# Dataset section:
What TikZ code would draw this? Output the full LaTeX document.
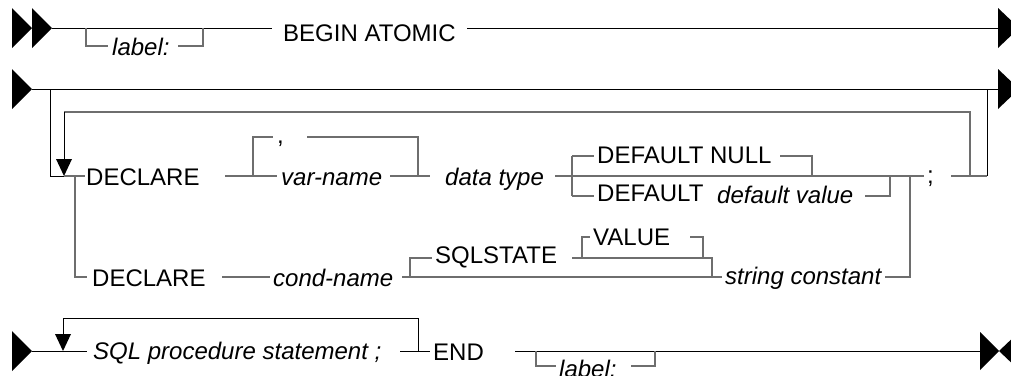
\documentclass[tikz,border=0pt]{standalone}
\usepackage{fontspec}
\setmainfont{Liberation Sans}
\definecolor{gline}{RGB}{110,110,110}
\begin{document}
\begin{tikzpicture}[x=1pt,y=-1pt,
  mainline/.style={draw=black, line width=1pt},
  subline/.style={draw=gline, line width=1.2pt},
  txt/.style={anchor=base west, inner sep=0pt, font=\fontsize{24}{28}\selectfont},
  itx/.style={anchor=base west, inner sep=0pt, font=\fontsize{24}{28}\selectfont\itshape},
  tri/.style={fill=black, draw=none}]
\useasboundingbox (0,0) rectangle (1011,375);
\clip (0,0) rectangle (1011,375);
\fill[white] (0,0) rectangle (1011,375);

% ---------- Row 1 ----------
\fill[tri] (12,8) -- (12,48) -- (32,28) -- cycle;
\fill[tri] (32,8) -- (32,48) -- (52,28) -- cycle;
\fill[tri] (998,8) -- (998,48) -- (1019,28) -- cycle;
\draw[mainline] (52,28) -- (272,28);
\draw[mainline] (467,28) -- (998,28);
\node[txt] (begin) at (283,41.5) {BEGIN ATOMIC};
\draw[subline] (86,28) -- (86,46) -- (108,46);
\node[itx] (lab1) at (112,55.5) {label:};
\draw[subline] (178,46) -- (203,46) -- (203,28);

% ---------- Row 2 ----------
\fill[tri] (12,69) -- (12,109) -- (32,89) -- cycle;
\fill[tri] (998,69) -- (998,109) -- (1019,89) -- cycle;
\draw[mainline] (32,89) -- (998,89);
\draw[mainline] (50.5,89) -- (50.5,176) -- (64,176);
\draw[mainline] (987,89) -- (987,176);
% repeat loop
\draw[subline] (970,176) -- (970,112) -- (64,112);
\draw[mainline] (64,112) -- (64,162);
\fill[tri] (56,159) -- (72,159) -- (64,176) -- cycle;
\draw[subline] (64,176) -- (85,176);
\draw[subline] (75,176) -- (75,277) -- (87,277);

% DECLARE variable
\node[txt] (decl1) at (86,185) {DECLARE};
\draw[subline] (225,176) -- (277,176);
\draw[subline] (253,176) -- (253,137) -- (273,137);
\node[txt] (comma) at (277,143) {,};
\draw[subline] (307,137) -- (418,137) -- (418,176);
\node[itx] (varname) at (281,185) {var-name};
\draw[subline] (390,176) -- (430,176);
\node[itx] (dtype) at (445,185) {data type};
\draw[subline] (555,176) -- (924,176);
\draw[subline] (572,156) -- (572,196);
\draw[subline] (572,156) -- (594,156);
\node[txt] (dnull) at (597,163) {DEFAULT NULL};
\draw[subline] (780,156) -- (812,156) -- (812,176);
\draw[subline] (572,196) -- (594,196);
\node[txt] (dflt) at (597,201.5) {DEFAULT};
\node[itx] (dval) at (717,203.5) {default value};
\draw[subline] (865,196) -- (890,196) -- (890,176);
\node[txt] (semi) at (927,183) {;};
\draw[subline] (951,176) -- (987,176);
\draw[subline] (910,176) -- (910,277) -- (885,277);

% DECLARE condition
\node[txt] (decl2) at (92,286.5) {DECLARE};
\draw[subline] (222,277) -- (270,277);
\node[itx] (cond) at (273,286.5) {cond-name};
\draw[subline] (402,277) -- (722,277);
\draw[subline] (410,277) -- (410,258) -- (432,258);
\node[txt] (sqlstate) at (435,263.5) {SQLSTATE};
\draw[subline] (572,258) -- (712,258) -- (712,277);
\draw[subline] (582,258) -- (582,237) -- (590,237);
\node[txt] (value) at (593,245.5) {VALUE};
\draw[subline] (690,237) -- (703,237) -- (703,258);
\node[itx] (strc) at (725,284) {string constant};

% ---------- Row 3 ----------
\fill[tri] (12,331) -- (12,371) -- (32,351) -- cycle;
\draw[mainline] (32,351) -- (87,351);
\draw[mainline] (418,351) -- (418,318) -- (63,318) -- (63,337);
\fill[tri] (55,334) -- (71,334) -- (63,351) -- cycle;
\node[itx] (sqlstmt) at (93,359.5) {SQL procedure statement ;};
\draw[mainline] (400,351) -- (430,351);
\node[txt] (endkw) at (433,360) {END};
\draw[mainline] (515,351) -- (980,351);
\draw[subline] (536,351) -- (536,366) -- (556,366);
\node[itx] (lab3) at (559,377.5) {label:};
\draw[subline] (631,366) -- (655,366) -- (655,351);
\fill[tri] (980,332) -- (980,370) -- (999,351) -- cycle;
\fill[tri] (1019,332) -- (1019,370) -- (999,351) -- cycle;
\end{tikzpicture}
\end{document}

# Exercise:
Begin at the first line of the data above and repeat each line exactly, stopping after the line containing "(75,277) -- (87,277);". Omit the pictures.

# The answer:
What TikZ code would draw this? Output the full LaTeX document.
\documentclass[tikz,border=0pt]{standalone}
\usepackage{fontspec}
\setmainfont{Liberation Sans}
\definecolor{gline}{RGB}{110,110,110}
\begin{document}
\begin{tikzpicture}[x=1pt,y=-1pt,
  mainline/.style={draw=black, line width=1pt},
  subline/.style={draw=gline, line width=1.2pt},
  txt/.style={anchor=base west, inner sep=0pt, font=\fontsize{24}{28}\selectfont},
  itx/.style={anchor=base west, inner sep=0pt, font=\fontsize{24}{28}\selectfont\itshape},
  tri/.style={fill=black, draw=none}]
\useasboundingbox (0,0) rectangle (1011,375);
\clip (0,0) rectangle (1011,375);
\fill[white] (0,0) rectangle (1011,375);

% ---------- Row 1 ----------
\fill[tri] (12,8) -- (12,48) -- (32,28) -- cycle;
\fill[tri] (32,8) -- (32,48) -- (52,28) -- cycle;
\fill[tri] (998,8) -- (998,48) -- (1019,28) -- cycle;
\draw[mainline] (52,28) -- (272,28);
\draw[mainline] (467,28) -- (998,28);
\node[txt] (begin) at (283,41.5) {BEGIN ATOMIC};
\draw[subline] (86,28) -- (86,46) -- (108,46);
\node[itx] (lab1) at (112,55.5) {label:};
\draw[subline] (178,46) -- (203,46) -- (203,28);

% ---------- Row 2 ----------
\fill[tri] (12,69) -- (12,109) -- (32,89) -- cycle;
\fill[tri] (998,69) -- (998,109) -- (1019,89) -- cycle;
\draw[mainline] (32,89) -- (998,89);
\draw[mainline] (50.5,89) -- (50.5,176) -- (64,176);
\draw[mainline] (987,89) -- (987,176);
% repeat loop
\draw[subline] (970,176) -- (970,112) -- (64,112);
\draw[mainline] (64,112) -- (64,162);
\fill[tri] (56,159) -- (72,159) -- (64,176) -- cycle;
\draw[subline] (64,176) -- (85,176);
\draw[subline] (75,176) -- (75,277) -- (87,277);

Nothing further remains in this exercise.